The Unseen Threat of Robotics: A Looming Crisis for Low-Income Workers and Tradespeople. Media/Politicians silent
The Unseen Threat of Robotics: A Looming Crisis for Low-Income Workers and Tradespeople
The rapid advancement of robotics and near-sentient automation is transforming the global economy at an unprecedented pace. While much of the discourse around artificial intelligence (AI) and robotics focuses on innovation, productivity, and futuristic convenience, a critical issue remains conspicuously absent from mainstream media and political discussions: the profound and potentially devastating impact on low-income workers and tradespeople. The timeline for this disruption is not decades away—it’s shrinking by the month. As automation encroaches on jobs that have long been the backbone of economic stability for millions, the consequences could include massive unemployment, deteriorating personal well-being, and even civil unrest. Yet, the silence from politicians and the media is deafening.
The Accelerating March of Robotics
Robotics is no longer the stuff of science fiction. From warehouses to retail stores, from construction sites to ride-sharing apps, automation is infiltrating sectors that employ millions of low-income workers and skilled tradespeople. Consider the following examples:
Warehouse and Logistics Workers: Companies like Amazon have deployed over 750,000 robots across their fulfillment centers as of 2024, with systems like the Kiva robots and newer models like Digit (developed by Agility Robotics) handling tasks such as picking, packing, and sorting. These robots work tirelessly, don’t require breaks, and are increasingly capable of navigating complex environments. Low-income workers in these roles, often earning minimum wage, are being replaced at an alarming rate.

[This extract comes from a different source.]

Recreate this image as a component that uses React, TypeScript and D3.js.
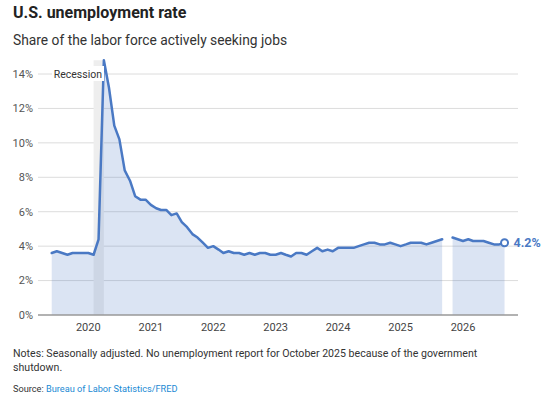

Retail and Fast Food: In retail, companies like Walmart and McDonald’s have introduced automated kiosks and robotic food preparation systems. For instance, Miso Robotics’ Flippy, a robotic arm designed for flipping burgers and frying food, is now deployed in chains like White Castle and CaliBurger. These systems can perform repetitive tasks faster and cheaper than human workers, directly threatening jobs in fast food and retail, where low-income workers predominate.
Ride-Sharing and Delivery: Autonomous vehicles, such as those developed by Waymo and Tesla’s Full Self-Driving technology, are poised to disrupt the gig economy. Uber drivers, delivery workers, and couriers—many of whom rely on these jobs for survival—are at risk. Waymo’s driverless taxis are already operating in cities like Phoenix and San Francisco, with plans to expand rapidly by 2026. Delivery robots, like those from Starship Technologies, are handling last-mile deliveries in urban areas, further eroding gig economy jobs.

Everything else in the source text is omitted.